▶ **Problem requirements**
Leaving out the pictures, retype all the material exactly.

▶ **Data segment**
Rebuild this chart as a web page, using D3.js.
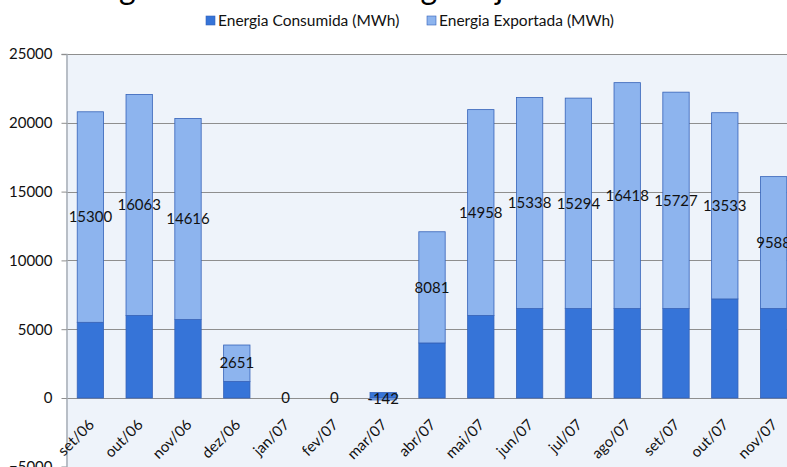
<!DOCTYPE html>
<html>
<head>
<meta charset="utf-8">
<script src="https://cdn.jsdelivr.net/npm/d3@7"></script>
<style>
  body { margin: 0; background: #ffffff; }
  svg { display: block; font-family: Lato, "Open Sans", sans-serif; }
</style>
</head>
<body>
<div id="chart"></div>
<script>
var meses = ['set/06','out/06','nov/06','dez/06','jan/07','fev/07','mar/07','abr/07','mai/07','jun/07','jul/07','ago/07','set/07','out/07','nov/07'];
var consumida = [5500, 6000, 5700, 1200, 0, 0, 400, 4000, 6000, 6500, 6500, 6500, 6500, 7200, 6500];
var exportada = [15300, 16063, 14616, 2651, 0, 0, -142, 8081, 14958, 15338, 15294, 16418, 15727, 13533, 9588];
var yTicks = [-5000, 0, 5000, 10000, 15000, 20000, 25000];

var keys = ['Energia Consumida (MWh)', 'Energia Exportada (MWh)'];
var cores = ['#3674d8', '#8db4ee'];

var width = 787, height = 467;

var svg = d3.select("#chart")
    .append("svg")
    .attr("width", width)
    .attr("height", height);

// tabela para o stack
var tabela = meses.map(function(m, i) {
    var row = { mes: m };
    row[keys[0]] = consumida[i];
    row[keys[1]] = exportada[i];
    return row;
});

var stackedData = d3.stack()
    .keys(keys)
    .offset(d3.stackOffsetDiverging)
    (tabela);

var x = d3.scaleBand()
    .domain(meses)
    .range([66, 798])
    .paddingInner(0.46)
    .paddingOuter(0.23);

var y = d3.scaleLinear()
    .domain([-5000, 25000])
    .range([466.8, 54]);

// titulo (cortado no topo)
svg.append("text")
    .attr("x", 55)
    .attr("y", -1)
    .style("font-size", "32px")
    .attr("fill", "#000")
    .text("Energia Consumida x Energia Injetada");

// area do grafico
svg.append("rect")
    .attr("x", 66)
    .attr("y", y(25000))
    .attr("width", width - 66)
    .attr("height", height - y(25000))
    .attr("fill", "#eef3fa");

// grade
svg.append("g")
    .selectAll("line")
    .data(yTicks)
    .enter()
    .append("line")
    .attr("x1", 66)
    .attr("x2", width)
    .attr("y1", function(d) { return Math.round(y(d)) + 0.5; })
    .attr("y2", function(d) { return Math.round(y(d)) + 0.5; })
    .attr("stroke", "#8e8e8e")
    .attr("stroke-width", 1);

// eixo y
var yAxis = svg.append("g")
    .attr("transform", "translate(66.5,0)")
    .call(d3.axisLeft(y).tickValues(yTicks).tickSize(5).tickPadding(9).tickFormat(d3.format("d")));
yAxis.select(".domain").attr("stroke", "#a6adb5").attr("stroke-width", 1.5);
yAxis.selectAll(".tick line").attr("stroke", "#8e8e8e");
yAxis.selectAll(".tick text")
    .style("font-size", "15px")
    .style("font-family", "Lato, sans-serif")
    .attr("fill", "#111");

// barras
svg.append("g")
    .selectAll("g")
    .data(stackedData)
    .enter()
    .append("g")
    .attr("fill", function(d, i) { return cores[i]; })
    .selectAll("rect")
    .data(function(d) { return d; })
    .enter()
    .append("rect")
    .attr("x", function(d) { return x(d.data.mes); })
    .attr("y", function(d) { return y(Math.max(d[0], d[1])); })
    .attr("width", x.bandwidth())
    .attr("height", function(d) { return Math.abs(y(d[0]) - y(d[1])); })
    .attr("stroke", "#3562b8")
    .attr("stroke-width", function(d) { return d[0] == d[1] ? 0 : 0.8; });

// rotulos da energia exportada
svg.append("g")
    .selectAll("text")
    .data(stackedData[1])
    .enter()
    .append("text")
    .attr("x", function(d) { return x(d.data.mes) + x.bandwidth() / 2; })
    .attr("y", function(d) { return y((d[0] + d[1]) / 2); })
    .attr("dy", "0.35em")
    .attr("text-anchor", "middle")
    .style("font-size", "15px")
    .attr("fill", "#111")
    .text(function(d) { return d.data[keys[1]]; });

// rotulos do eixo x
svg.append("g")
    .selectAll("text")
    .data(meses)
    .enter()
    .append("text")
    .attr("transform", function(d) {
        return "translate(" + (x(d) + x.bandwidth() / 2 + 1) + "," + 422 + ") rotate(-45)";
    })
    .attr("text-anchor", "end")
    .attr("dy", "0.35em")
    .style("font-size", "15px")
    .attr("fill", "#111")
    .text(function(d) { return d; });

// legenda
var legendX = [206, 427];
var legenda = svg.append("g")
    .selectAll("g")
    .data(keys)
    .enter()
    .append("g")
    .attr("transform", function(d, i) { return "translate(" + legendX[i] + ",16)"; });

legenda.append("rect")
    .attr("width", 9)
    .attr("height", 9)
    .attr("fill", function(d, i) { return cores[i]; })
    .attr("stroke", "#3562b8")
    .attr("stroke-width", 0.6);

legenda.append("text")
    .attr("x", 12)
    .attr("y", 4.5)
    .attr("dy", "0.35em")
    .style("font-size", "15.5px")
    .attr("fill", "#111")
    .text(function(d) { return d; });
</script>
</body>
</html>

▶ **Exercise solution**
Rebuild this chart as a web page, using D3.js.
<!DOCTYPE html>
<html>
<head>
<meta charset="utf-8">
<script src="https://cdn.jsdelivr.net/npm/d3@7"></script>
<style>
  body { margin: 0; background: #ffffff; }
  svg { display: block; font-family: Lato, "Open Sans", sans-serif; }
</style>
</head>
<body>
<div id="chart"></div>
<script>
var meses = ['set/06','out/06','nov/06','dez/06','jan/07','fev/07','mar/07','abr/07','mai/07','jun/07','jul/07','ago/07','set/07','out/07','nov/07'];
var consumida = [5500, 6000, 5700, 1200, 0, 0, 400, 4000, 6000, 6500, 6500, 6500, 6500, 7200, 6500];
var exportada = [15300, 16063, 14616, 2651, 0, 0, -142, 8081, 14958, 15338, 15294, 16418, 15727, 13533, 9588];
var yTicks = [-5000, 0, 5000, 10000, 15000, 20000, 25000];

var keys = ['Energia Consumida (MWh)', 'Energia Exportada (MWh)'];
var cores = ['#3674d8', '#8db4ee'];

var width = 787, height = 467;

var svg = d3.select("#chart")
    .append("svg")
    .attr("width", width)
    .attr("height", height);

// tabela para o stack
var tabela = meses.map(function(m, i) {
    var row = { mes: m };
    row[keys[0]] = consumida[i];
    row[keys[1]] = exportada[i];
    return row;
});

var stackedData = d3.stack()
    .keys(keys)
    .offset(d3.stackOffsetDiverging)
    (tabela);

var x = d3.scaleBand()
    .domain(meses)
    .range([66, 798])
    .paddingInner(0.46)
    .paddingOuter(0.23);

var y = d3.scaleLinear()
    .domain([-5000, 25000])
    .range([466.8, 54]);

// titulo (cortado no topo)
svg.append("text")
    .attr("x", 55)
    .attr("y", -1)
    .style("font-size", "32px")
    .attr("fill", "#000")
    .text("Energia Consumida x Energia Injetada");

// area do grafico
svg.append("rect")
    .attr("x", 66)
    .attr("y", y(25000))
    .attr("width", width - 66)
    .attr("height", height - y(25000))
    .attr("fill", "#eef3fa");

// grade
svg.append("g")
    .selectAll("line")
    .data(yTicks)
    .enter()
    .append("line")
    .attr("x1", 66)
    .attr("x2", width)
    .attr("y1", function(d) { return Math.round(y(d)) + 0.5; })
    .attr("y2", function(d) { return Math.round(y(d)) + 0.5; })
    .attr("stroke", "#8e8e8e")
    .attr("stroke-width", 1);

// eixo y
var yAxis = svg.append("g")
    .attr("transform", "translate(66.5,0)")
    .call(d3.axisLeft(y).tickValues(yTicks).tickSize(5).tickPadding(9).tickFormat(d3.format("d")));
yAxis.select(".domain").attr("stroke", "#a6adb5").attr("stroke-width", 1.5);
yAxis.selectAll(".tick line").attr("stroke", "#8e8e8e");
yAxis.selectAll(".tick text")
    .style("font-size", "15px")
    .style("font-family", "Lato, sans-serif")
    .attr("fill", "#111");

// barras
svg.append("g")
    .selectAll("g")
    .data(stackedData)
    .enter()
    .append("g")
    .attr("fill", function(d, i) { return cores[i]; })
    .selectAll("rect")
    .data(function(d) { return d; })
    .enter()
    .append("rect")
    .attr("x", function(d) { return x(d.data.mes); })
    .attr("y", function(d) { return y(Math.max(d[0], d[1])); })
    .attr("width", x.bandwidth())
    .attr("height", function(d) { return Math.abs(y(d[0]) - y(d[1])); })
    .attr("stroke", "#3562b8")
    .attr("stroke-width", function(d) { return d[0] == d[1] ? 0 : 0.8; });

// rotulos da energia exportada
svg.append("g")
    .selectAll("text")
    .data(stackedData[1])
    .enter()
    .append("text")
    .attr("x", function(d) { return x(d.data.mes) + x.bandwidth() / 2; })
    .attr("y", function(d) { return y((d[0] + d[1]) / 2); })
    .attr("dy", "0.35em")
    .attr("text-anchor", "middle")
    .style("font-size", "15px")
    .attr("fill", "#111")
    .text(function(d) { return d.data[keys[1]]; });

// rotulos do eixo x
svg.append("g")
    .selectAll("text")
    .data(meses)
    .enter()
    .append("text")
    .attr("transform", function(d) {
        return "translate(" + (x(d) + x.bandwidth() / 2 + 1) + "," + 422 + ") rotate(-45)";
    })
    .attr("text-anchor", "end")
    .attr("dy", "0.35em")
    .style("font-size", "15px")
    .attr("fill", "#111")
    .text(function(d) { return d; });

// legenda
var legendX = [206, 427];
var legenda = svg.append("g")
    .selectAll("g")
    .data(keys)
    .enter()
    .append("g")
    .attr("transform", function(d, i) { return "translate(" + legendX[i] + ",16)"; });

legenda.append("rect")
    .attr("width", 9)
    .attr("height", 9)
    .attr("fill", function(d, i) { return cores[i]; })
    .attr("stroke", "#3562b8")
    .attr("stroke-width", 0.6);

legenda.append("text")
    .attr("x", 12)
    .attr("y", 4.5)
    .attr("dy", "0.35em")
    .style("font-size", "15.5px")
    .attr("fill", "#111")
    .text(function(d) { return d; });
</script>
</body>
</html>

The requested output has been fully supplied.